Sukces po 18 miesiącach rozmów
Obecna runda negocjacji w Wiedniu trwała ponad dwa tygodnie. Czterokrotnie przesuwano termin zakończenia rozmów, a ostateczne zawarcie umowy było wielokrotnie przekładane.
- Opłaciła się cała ciężka praca, którą włożyliśmy w osiągnięcie porozumienia. Niech bóg pobłogosławi nasz lud - powiedział wcześniej anonimowy irański dyplomata. Jego słowa zostały potwierdzone również przez innego przedstawiciela władz w Teheranie.
Spór między Iranem a krajami Zachodu trwał już 12 lat. Po rewolucji islamskiej kontakty zostały zerwane, a w wyniku rozpoczęcia przez Iran programu jądrowego, mającego na celu - jak utrzymuje Zachód - uzyskanie dostępu do broni atomowej, w 2012 roku wprowadzone zostały sankcje. Uderzyły one głównie w przemysł naftowy. Przed wprowadzeniem embarga Iran wydobywał ponad 4 mln baryłek ropy dziennie, z czego sprzedawał za granicę około 2,5 mln.
Był drugim eksporterem wśród krajów OPEC, a wyprzedzała go jedynie Arabia Saudyjska.
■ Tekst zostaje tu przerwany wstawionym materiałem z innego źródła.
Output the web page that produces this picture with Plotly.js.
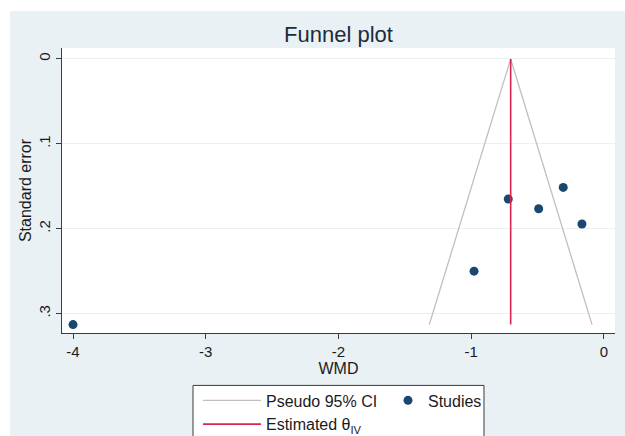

Według raportu Międzynarodowej Agencji Energetycznej IEA, w wyniku amerykańskich i unijnych sankcji dochody Iranu ze sprzedaży "czarnego złota" spadły z 93 mld dol do 33 mld. To wyraźnie odbiło się na irańskim PKB, który w ciągu ostatnich dwóch lat spadł o 6,0 i 1,7 proc.
Restrykcje Zachodu objęły również pożyczki międzynarodowe. W wyniku sankcji środki instytucji finansowych zostały zamrożone, a największy bank irański Bank Mellat został oskarżony o wspieranie programów nuklearnych i finansowanie działalności terrorystów. Unia i Stany Zjednoczone zakazały inwestycji i współpracy z irańskim sektorem energetycznym, a także zamroziły aktywa irańskiego banku centralnego. Uchylenie tych sankcji uprości rozliczenia za ropę - dotychczas strony wykorzystywały banki krajów trzeciego świata.